--- What you have to do ---
Up to and including the line that contains "chart = echarts.init(document.getElementById('chart'))", repeat each line of the data exactly, starting from the first.

--- Dataset section ---
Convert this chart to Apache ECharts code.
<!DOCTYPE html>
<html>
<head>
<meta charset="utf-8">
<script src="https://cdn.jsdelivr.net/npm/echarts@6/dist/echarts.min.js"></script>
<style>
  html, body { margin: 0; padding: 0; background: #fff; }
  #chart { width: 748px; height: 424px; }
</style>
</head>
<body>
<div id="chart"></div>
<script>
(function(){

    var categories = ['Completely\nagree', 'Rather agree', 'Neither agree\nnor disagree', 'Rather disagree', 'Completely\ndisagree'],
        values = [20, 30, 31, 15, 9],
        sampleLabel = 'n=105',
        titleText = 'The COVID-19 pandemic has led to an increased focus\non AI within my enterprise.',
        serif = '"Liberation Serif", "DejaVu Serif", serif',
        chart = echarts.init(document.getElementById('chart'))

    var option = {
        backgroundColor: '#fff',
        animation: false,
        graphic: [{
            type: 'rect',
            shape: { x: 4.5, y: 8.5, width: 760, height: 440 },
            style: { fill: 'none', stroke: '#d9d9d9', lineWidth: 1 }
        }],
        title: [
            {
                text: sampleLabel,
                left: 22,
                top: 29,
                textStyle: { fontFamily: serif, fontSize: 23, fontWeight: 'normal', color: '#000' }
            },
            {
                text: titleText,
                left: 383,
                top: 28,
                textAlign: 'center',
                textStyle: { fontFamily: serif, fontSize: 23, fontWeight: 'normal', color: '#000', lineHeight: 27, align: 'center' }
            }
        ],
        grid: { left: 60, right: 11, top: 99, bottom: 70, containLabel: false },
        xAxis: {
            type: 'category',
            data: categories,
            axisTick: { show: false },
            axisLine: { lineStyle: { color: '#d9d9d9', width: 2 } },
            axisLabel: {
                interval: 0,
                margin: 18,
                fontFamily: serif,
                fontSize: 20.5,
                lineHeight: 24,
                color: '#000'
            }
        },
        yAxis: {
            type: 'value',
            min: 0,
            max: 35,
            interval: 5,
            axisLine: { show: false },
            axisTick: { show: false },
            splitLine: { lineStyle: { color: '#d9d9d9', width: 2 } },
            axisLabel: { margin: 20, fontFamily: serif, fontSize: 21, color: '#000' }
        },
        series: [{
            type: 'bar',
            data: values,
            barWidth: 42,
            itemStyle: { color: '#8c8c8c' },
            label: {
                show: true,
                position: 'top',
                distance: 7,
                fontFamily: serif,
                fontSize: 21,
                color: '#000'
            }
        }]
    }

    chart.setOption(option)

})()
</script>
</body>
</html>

--- Problem solution ---
Convert this chart to Apache ECharts code.
<!DOCTYPE html>
<html>
<head>
<meta charset="utf-8">
<script src="https://cdn.jsdelivr.net/npm/echarts@6/dist/echarts.min.js"></script>
<style>
  html, body { margin: 0; padding: 0; background: #fff; }
  #chart { width: 748px; height: 424px; }
</style>
</head>
<body>
<div id="chart"></div>
<script>
(function(){

    var categories = ['Completely\nagree', 'Rather agree', 'Neither agree\nnor disagree', 'Rather disagree', 'Completely\ndisagree'],
        values = [20, 30, 31, 15, 9],
        sampleLabel = 'n=105',
        titleText = 'The COVID-19 pandemic has led to an increased focus\non AI within my enterprise.',
        serif = '"Liberation Serif", "DejaVu Serif", serif',
        chart = echarts.init(document.getElementById('chart'))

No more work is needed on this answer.